#### Request
Copy all lines below exactly as written. Leave pictures out.

#### Material
· · · · · · ·
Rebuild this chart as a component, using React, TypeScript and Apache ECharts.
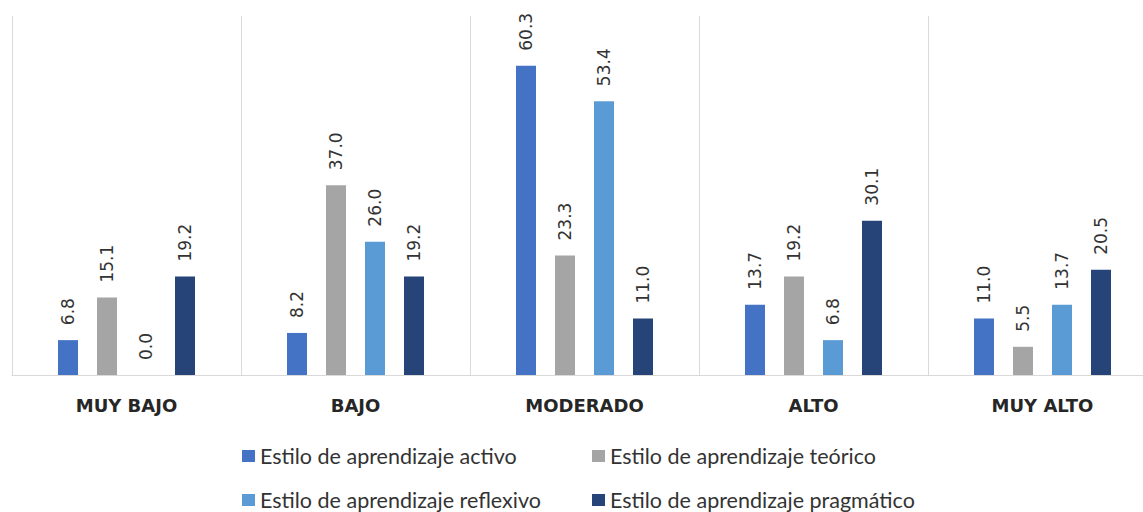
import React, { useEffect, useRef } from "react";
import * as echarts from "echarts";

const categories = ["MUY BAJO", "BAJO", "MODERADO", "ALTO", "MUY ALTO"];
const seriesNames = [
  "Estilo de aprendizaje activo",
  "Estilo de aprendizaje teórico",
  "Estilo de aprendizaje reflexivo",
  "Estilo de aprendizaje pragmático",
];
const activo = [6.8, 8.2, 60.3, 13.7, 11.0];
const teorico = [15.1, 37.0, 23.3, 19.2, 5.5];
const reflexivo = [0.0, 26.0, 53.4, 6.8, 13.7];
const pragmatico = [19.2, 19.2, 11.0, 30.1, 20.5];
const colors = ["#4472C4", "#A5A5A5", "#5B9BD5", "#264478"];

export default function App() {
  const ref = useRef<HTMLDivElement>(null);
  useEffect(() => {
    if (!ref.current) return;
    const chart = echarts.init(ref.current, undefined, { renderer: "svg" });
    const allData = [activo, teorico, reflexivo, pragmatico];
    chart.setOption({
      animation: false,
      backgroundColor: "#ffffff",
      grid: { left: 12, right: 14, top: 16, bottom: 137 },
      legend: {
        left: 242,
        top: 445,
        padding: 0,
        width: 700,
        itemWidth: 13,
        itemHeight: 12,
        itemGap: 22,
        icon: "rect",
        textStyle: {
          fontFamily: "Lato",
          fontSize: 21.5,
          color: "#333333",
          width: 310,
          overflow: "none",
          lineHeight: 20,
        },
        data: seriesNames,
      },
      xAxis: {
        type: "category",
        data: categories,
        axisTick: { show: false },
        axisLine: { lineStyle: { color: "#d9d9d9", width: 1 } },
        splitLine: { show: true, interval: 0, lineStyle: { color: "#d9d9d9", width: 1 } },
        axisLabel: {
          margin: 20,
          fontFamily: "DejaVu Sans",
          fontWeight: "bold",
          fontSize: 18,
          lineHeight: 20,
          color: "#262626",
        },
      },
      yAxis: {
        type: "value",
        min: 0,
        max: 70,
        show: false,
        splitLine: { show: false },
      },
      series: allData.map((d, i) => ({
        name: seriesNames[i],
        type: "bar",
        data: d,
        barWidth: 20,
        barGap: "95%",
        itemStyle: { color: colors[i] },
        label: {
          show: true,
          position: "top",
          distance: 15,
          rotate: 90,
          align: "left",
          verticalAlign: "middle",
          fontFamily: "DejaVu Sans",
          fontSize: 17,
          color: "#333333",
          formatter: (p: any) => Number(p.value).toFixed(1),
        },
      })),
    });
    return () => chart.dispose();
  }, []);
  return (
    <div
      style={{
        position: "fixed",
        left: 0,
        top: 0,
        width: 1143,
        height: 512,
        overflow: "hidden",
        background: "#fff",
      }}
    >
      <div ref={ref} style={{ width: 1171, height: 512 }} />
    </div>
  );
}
· · · · · · ·
#### Final result
Rebuild this chart as a component, using React, TypeScript and Apache ECharts.
import React, { useEffect, useRef } from "react";
import * as echarts from "echarts";

const categories = ["MUY BAJO", "BAJO", "MODERADO", "ALTO", "MUY ALTO"];
const seriesNames = [
  "Estilo de aprendizaje activo",
  "Estilo de aprendizaje teórico",
  "Estilo de aprendizaje reflexivo",
  "Estilo de aprendizaje pragmático",
];
const activo = [6.8, 8.2, 60.3, 13.7, 11.0];
const teorico = [15.1, 37.0, 23.3, 19.2, 5.5];
const reflexivo = [0.0, 26.0, 53.4, 6.8, 13.7];
const pragmatico = [19.2, 19.2, 11.0, 30.1, 20.5];
const colors = ["#4472C4", "#A5A5A5", "#5B9BD5", "#264478"];

export default function App() {
  const ref = useRef<HTMLDivElement>(null);
  useEffect(() => {
    if (!ref.current) return;
    const chart = echarts.init(ref.current, undefined, { renderer: "svg" });
    const allData = [activo, teorico, reflexivo, pragmatico];
    chart.setOption({
      animation: false,
      backgroundColor: "#ffffff",
      grid: { left: 12, right: 14, top: 16, bottom: 137 },
      legend: {
        left: 242,
        top: 445,
        padding: 0,
        width: 700,
        itemWidth: 13,
        itemHeight: 12,
        itemGap: 22,
        icon: "rect",
        textStyle: {
          fontFamily: "Lato",
          fontSize: 21.5,
          color: "#333333",
          width: 310,
          overflow: "none",
          lineHeight: 20,
        },
        data: seriesNames,
      },
      xAxis: {
        type: "category",
        data: categories,
        axisTick: { show: false },
        axisLine: { lineStyle: { color: "#d9d9d9", width: 1 } },
        splitLine: { show: true, interval: 0, lineStyle: { color: "#d9d9d9", width: 1 } },
        axisLabel: {
          margin: 20,
          fontFamily: "DejaVu Sans",
          fontWeight: "bold",
          fontSize: 18,
          lineHeight: 20,
          color: "#262626",
        },
      },
      yAxis: {
        type: "value",
        min: 0,
        max: 70,
        show: false,
        splitLine: { show: false },
      },
      series: allData.map((d, i) => ({
        name: seriesNames[i],
        type: "bar",
        data: d,
        barWidth: 20,
        barGap: "95%",
        itemStyle: { color: colors[i] },
        label: {
          show: true,
          position: "top",
          distance: 15,
          rotate: 90,
          align: "left",
          verticalAlign: "middle",
          fontFamily: "DejaVu Sans",
          fontSize: 17,
          color: "#333333",
          formatter: (p: any) => Number(p.value).toFixed(1),
        },
      })),
    });
    return () => chart.dispose();
  }, []);
  return (
    <div
      style={{
        position: "fixed",
        left: 0,
        top: 0,
        width: 1143,
        height: 512,
        overflow: "hidden",
        background: "#fff",
      }}
    >
      <div ref={ref} style={{ width: 1171, height: 512 }} />
    </div>
  );
}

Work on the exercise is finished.